A gluten free flour mix made of wheat starch is quite easy to find in Finland but I don’t really know how the situation is in other countries. Hopefully you can find some, because there are so many sweet pastries that just call for the aroma of wheat.
PORTION: about 30-40 doughnuts
TIME TO MAKE: to make and rise the dough takes about two hours, baking and deep-frying about one hour, sugaring and filling with jam almost one hour
INGREDIENTS:
- 7 dl milk
- 50 g fresh yeast
- 1½ dl sugar
- 2 teaspoons of salt
- 2 eggs
- 3 tablespoons of psyllium powder
- about 750 g of gluten free wheat starch flour
- 250 g baking margarine
Grumble the yeast in a large baking bowl, add sugar, salt and eggs. Put milk and margarine in one pot and heat the milk up to hand temperature. Pour the milk in the bowl but let the margarine stay in the pot and keep it on the stove until it melts.

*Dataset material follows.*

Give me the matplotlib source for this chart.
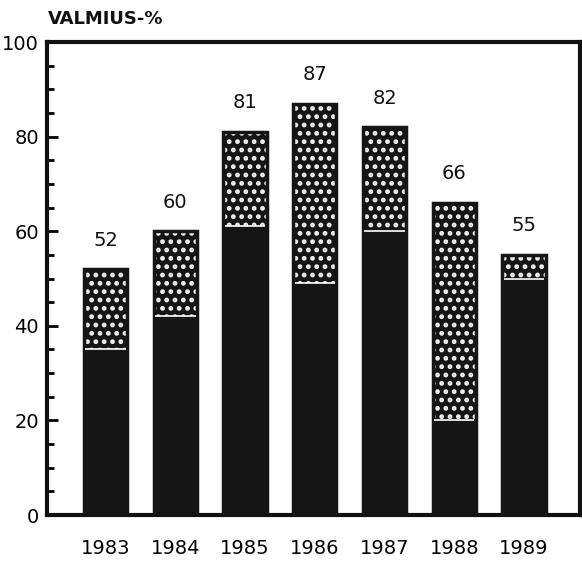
import matplotlib
matplotlib.use("Agg")
import matplotlib.pyplot as plt
from matplotlib.ticker import MultipleLocator
import numpy as np

years = ["1983", "1984", "1985", "1986", "1987", "1988", "1989"]
totals = [52, 60, 81, 87, 82, 66, 55]
solid_part = [35, 42, 61, 49, 60, 20, 50]
y_ticks = [0, 20, 40, 60, 80, 100]
y_title = "VALMIUS-%"

plt.rcParams['font.family'] = ['DejaVu Sans']
plt.rcParams['hatch.linewidth'] = 2.2

fig = plt.figure(figsize=(5.82, 5.62), dpi=100)
ax = fig.add_axes([0.081, 0.0836, 0.915, 0.8416])

x = np.arange(len(years))
totals_a = np.array(totals, dtype=float)
solid_a = np.array(solid_part, dtype=float)
w = 0.62

ax.bar(x, solid_a, width=w, color='#151515', edgecolor='none', zorder=2)
ax.bar(x, totals_a - solid_a, bottom=solid_a, width=w, color='#151515',
       edgecolor='#f2f2f2', hatch='..', linewidth=0, zorder=2)
ax.bar(x, totals_a, width=w, fill=False, edgecolor='#151515', linewidth=2.5, zorder=3)
ax.hlines(solid_a, x - w / 2 + 0.02, x + w / 2 - 0.02, colors='white', linewidth=1.2, zorder=4)

for xi, t in zip(x, totals):
    ax.annotate(str(t), (xi, t), xytext=(0, 14), textcoords='offset points',
                ha='center', va='bottom', fontsize=14, color='#111111')

ax.set_xlim(-0.84, 6.8)
ax.set_ylim(0, 100)
ax.set_yticks(y_ticks)
ax.set_yticklabels([str(v) for v in y_ticks], fontsize=14)
ax.yaxis.set_minor_locator(MultipleLocator(5))
ax.tick_params(axis='y', which='major', direction='in', length=8, width=2, pad=6)
ax.tick_params(axis='y', which='minor', direction='in', length=5, width=2)
ax.set_xticks(x)
ax.set_xticklabels(years, fontsize=14)
ax.tick_params(axis='x', which='both', length=0, pad=17)

for s in ax.spines.values():
    s.set_linewidth(3)
    s.set_color('#111111')

fig.text(0.083, 0.967, y_title, fontsize=13, fontweight='bold', ha='left', va='center',
         color='#111111', family='DejaVu Sans')

fig.savefig("out.png", dpi=100)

Add flour gradually, kneading well all the time. The longer you knead, the less flour you need. Stop adding flour when you have used 750-800 gr. At that point the dough still sticks to your hand (like in the photo below), but because we are making gluten free doughnuts, you just have to stop here.
Now it is time to add all the melted margarine. Knead very well until the whole dough isn’t sticking to your fingers anymore and it comes clean off the sides of the bowl. You have to use a knife to clean your fingers, but you just have to live with it – the less flour you use the better gluten free buns you’ll have. Photo below: The dough is ready for rising in a warm place under a lid or a towel. Let it rise about 1,5 hours.
Dust the baking table with flour, punch down the dough and divide into two equally sized portions. Leave the other half waiting in the baking bowl.
Use enough flour under the dough, because it quite easily sticks to the table. Use your hands to shape a long stump of the first portion.
Cut into 20-22 pieces and roll them round like in the photo below.
Let the buns rise for about 15 minutes and in the meanwhile fill a cooking pot with vegetable oil. Doughnuts should swim freely in the oil.
After 15 minutes heat the oil up to boiling. Keep the heat on a level that it will not accidently start to burn – but hot enough to make the doughnuts brown quite quickly.
Put your index fingers through the bun and stretch a good hole in the middle of it the way I explained earlier in the text. Put in oil. Fry for about two minutes on both sides or until the both sides are nicely brown.
With a skimmer, transfer doughnuts from the pot to a deep layer of paper towels placed on a tray. That is for drying all the extra oil. Don’t let the doughnuts totally dry and cool down on the paper though, because the sugar does not stick on dry surface.
Place a doughnut in a paper bag with plenty of sugar at the bottom. Close the bag and shake. This is absolutely the easiest way to sugar doughnuts.